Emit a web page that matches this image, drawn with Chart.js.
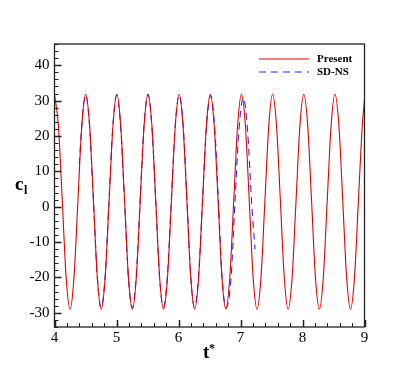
<!DOCTYPE html>
<html>
<head>
<meta charset="utf-8">
<script src="https://cdn.jsdelivr.net/npm/chart.js@4"></script>
<style>
  html, body { margin: 0; padding: 0; background: #fff; }
  #wrap { width: 415px; height: 369px; }
</style>
</head>
<body>
<div id="wrap"><canvas id="clChart" width="415" height="369"></canvas></div>
<script>
// values (t* and lift coefficient)
const tPresent = [
  4.000, 4.063, 4.126, 4.188, 4.251, 4.314, 4.377, 4.440,
  4.503, 4.566, 4.629, 4.691, 4.754, 4.817, 4.880, 4.943,
  5.005, 5.068, 5.131, 5.193, 5.256, 5.319, 5.382, 5.445,
  5.508, 5.571, 5.634, 5.696, 5.759, 5.822, 5.885, 5.948,
  6.010, 6.073, 6.136, 6.198, 6.261, 6.324, 6.387, 6.450,
  6.513, 6.576, 6.639, 6.701, 6.764, 6.827, 6.890, 6.953,
  7.016, 7.079, 7.142, 7.204, 7.267, 7.330, 7.393, 7.456,
  7.518, 7.581, 7.644, 7.706, 7.769, 7.832, 7.895, 7.958,
  8.021, 8.084, 8.147, 8.209, 8.272, 8.335, 8.398, 8.461,
  8.524, 8.587, 8.650, 8.712, 8.775, 8.838, 8.901, 8.964,
  9.000
];
const clPresent = [
  31.8, 22.9, 1.4, -20.1, -29.0, -20.1, 1.4, 22.9,
  31.8, 22.9, 1.4, -20.1, -29.0, -20.1, 1.4, 22.9,
  31.8, 22.9, 1.4, -20.1, -29.0, -20.1, 1.4, 22.9,
  31.8, 22.9, 1.4, -20.1, -29.0, -20.1, 1.4, 22.9,
  31.8, 22.9, 1.4, -20.1, -29.0, -20.1, 1.4, 22.9,
  31.8, 22.9, 1.4, -20.1, -29.0, -20.1, 1.4, 22.9,
  31.8, 22.9, 1.4, -20.1, -29.0, -20.1, 1.4, 22.9,
  31.8, 22.9, 1.4, -20.1, -29.0, -20.1, 1.4, 22.9,
  31.8, 22.9, 1.4, -20.1, -29.0, -20.1, 1.4, 22.9,
  31.8, 22.9, 1.4, -20.1, -29.0, -20.1, 1.4, 22.9,
  30.3
];
const tSdns = [
  4.400, 4.440,
  4.503, 4.566, 4.629, 4.691, 4.752, 4.815, 4.878, 4.941,
  5.004, 5.067, 5.130, 5.192, 5.254, 5.317, 5.380, 5.443,
  5.507, 5.570, 5.633, 5.695, 5.756, 5.819, 5.883, 5.947,
  6.012, 6.076, 6.138, 6.199, 6.258, 6.322, 6.387, 6.452,
  6.518, 6.583, 6.645, 6.703, 6.770, 6.848, 6.910, 6.976,
  7.045, 7.112, 7.180, 7.234
];
const clSdns = [
  12.0, 22.9,
  31.6, 22.8, 1.4, -20.0, -28.6, -20.0, 1.4, 22.8,
  31.6, 22.8, 1.4, -20.0, -28.6, -20.0, 1.4, 22.8,
  31.8, 22.8, 1.4, -20.0, -28.4, -20.0, 1.4, 22.8,
  31.6, 22.8, 1.4, -20.0, -28.4, -20.0, 1.4, 22.8,
  31.4, 22.6, 1.4, -20.0, -28.6, -20.0, 1.0, 22.0,
  30.8, 22.0, 1.0, -12.0
];
const xTicks = [4, 5, 6, 7, 8, 9];
const yTicks = [-30, -20, -10, 0, 10, 20, 30, 40];
const seriesNames = ["Present", "SD-NS"];

const toPoints = (xs, ys) => xs.map((x, i) => ({ x: x, y: ys[i] }));

// frame, inward ticks, legend and axis titles
const decorations = {
  id: "decorations",
  afterDraw(chart) {
    const ctx = chart.ctx;
    const a = chart.chartArea;
    const xs = chart.scales.x, ys = chart.scales.y;
    ctx.save();
    ctx.strokeStyle = "#222";
    ctx.lineWidth = 1;

    // minor ticks
    ctx.beginPath();
    for (let v = xs.min; v <= xs.max + 1e-9; v += 0.2) {
      const px = Math.round(xs.getPixelForValue(v)) + 0.5;
      ctx.moveTo(px, a.bottom); ctx.lineTo(px, a.bottom - 4);
    }
    for (let v = -34; v <= ys.max + 1e-9; v += 2) {
      const py = Math.round(ys.getPixelForValue(v)) + 0.5;
      ctx.moveTo(a.left, py); ctx.lineTo(a.left + 4, py);
    }
    ctx.stroke();

    // major ticks
    ctx.lineWidth = 1.5;
    ctx.beginPath();
    xTicks.forEach(v => {
      const px = Math.round(xs.getPixelForValue(v)) + 0.5;
      ctx.moveTo(px, a.bottom); ctx.lineTo(px, a.bottom - 7);
    });
    yTicks.forEach(v => {
      const py = Math.round(ys.getPixelForValue(v)) + 0.5;
      ctx.moveTo(a.left, py); ctx.lineTo(a.left + 7, py);
    });
    ctx.stroke();

    // frame
    ctx.lineWidth = 1.3;
    ctx.strokeRect(a.left, a.top, a.right - a.left, a.bottom - a.top);

    // legend
    const ds = chart.data.datasets;
    const lx = 259, ly = [59, 72];
    ds.forEach((d, i) => {
      ctx.strokeStyle = d.borderColor;
      ctx.lineWidth = 1.2;
      ctx.setLineDash(d.borderDash || []);
      ctx.beginPath();
      ctx.moveTo(lx, ly[i]); ctx.lineTo(lx + 50, ly[i]);
      ctx.stroke();
      ctx.setLineDash([]);
      ctx.fillStyle = "#000";
      ctx.font = "bold 11px 'Liberation Serif'";
      ctx.textBaseline = "middle";
      ctx.textAlign = "left";
      ctx.fillText(d.label, lx + 58, ly[i]);
    });

    // axis titles
    ctx.fillStyle = "#000";
    ctx.textBaseline = "alphabetic";
    ctx.font = "bold 19px 'Liberation Serif'";
    ctx.fillText("t", 203, 358);
    ctx.font = "bold 12px 'Liberation Serif'";
    ctx.fillText("*", 209, 352);
    ctx.font = "bold 19px 'Liberation Serif'";
    ctx.fillText("c", 15, 190);
    ctx.font = "bold 12px 'Liberation Serif'";
    ctx.fillText("l", 24, 194);
    ctx.restore();
  }
};

new Chart(document.getElementById("clChart"), {
  type: "line",
  data: {
    datasets: [
      {
        label: seriesNames[0],
        data: toPoints(tPresent, clPresent),
        borderColor: "rgb(225, 0, 0)",
        borderWidth: 1.1,
        pointRadius: 0,
        cubicInterpolationMode: "monotone",
        fill: false
      },
      {
        label: seriesNames[1],
        data: toPoints(tSdns, clSdns),
        borderColor: "rgb(40, 40, 255)",
        borderWidth: 1.1,
        borderDash: [7, 5],
        pointRadius: 0,
        cubicInterpolationMode: "monotone",
        fill: false
      }
    ]
  },
  options: {
    responsive: false,
    animation: false,
    layout: { padding: { left: 0, right: 50.5, top: 44, bottom: 0 } },
    plugins: { legend: { display: false }, tooltip: { enabled: false } },
    scales: {
      x: {
        type: "linear",
        min: 4,
        max: 9,
        grid: { display: false, drawTicks: false },
        border: { display: false },
        afterBuildTicks: s => { s.ticks = xTicks.map(v => ({ value: v })); },
        afterFit: s => { s.height = 42; },
        ticks: {
          color: "#000",
          padding: 2,
          maxRotation: 0,
          font: { family: "'Liberation Serif'", size: 15 }
        }
      },
      y: {
        type: "linear",
        min: -34,
        max: 46,
        grid: { display: false, drawTicks: false },
        border: { display: false },
        afterBuildTicks: s => { s.ticks = yTicks.map(v => ({ value: v })); },
        afterFit: s => { s.width = 54.5; },
        ticks: {
          color: "#000",
          padding: 5,
          font: { family: "'Liberation Serif'", size: 15 }
        }
      }
    }
  },
  plugins: [decorations]
});
</script>
</body>
</html>
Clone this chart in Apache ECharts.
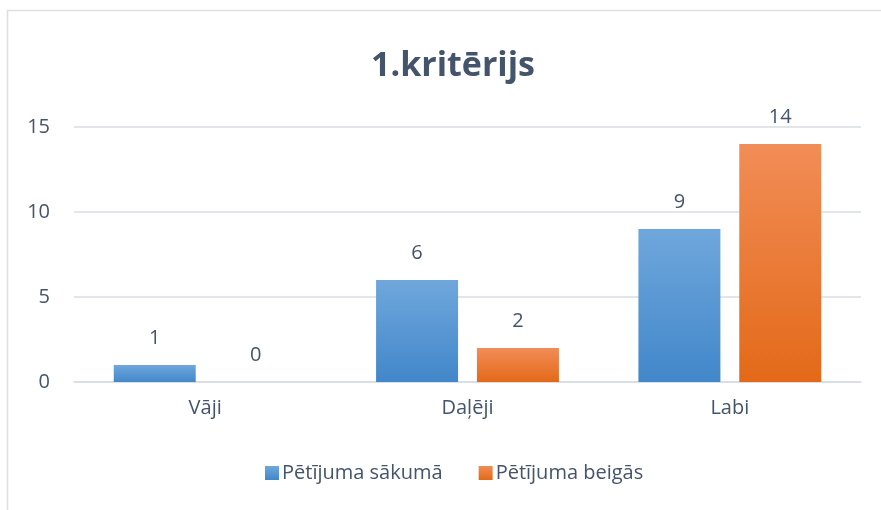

....

Instructions for the task -
Pick out every line of the listing containing the word "this", and show those lines.

Task result -
Emit a web page that matches this image, drawn with Chart.js.
Clone this chart in Apache ECharts.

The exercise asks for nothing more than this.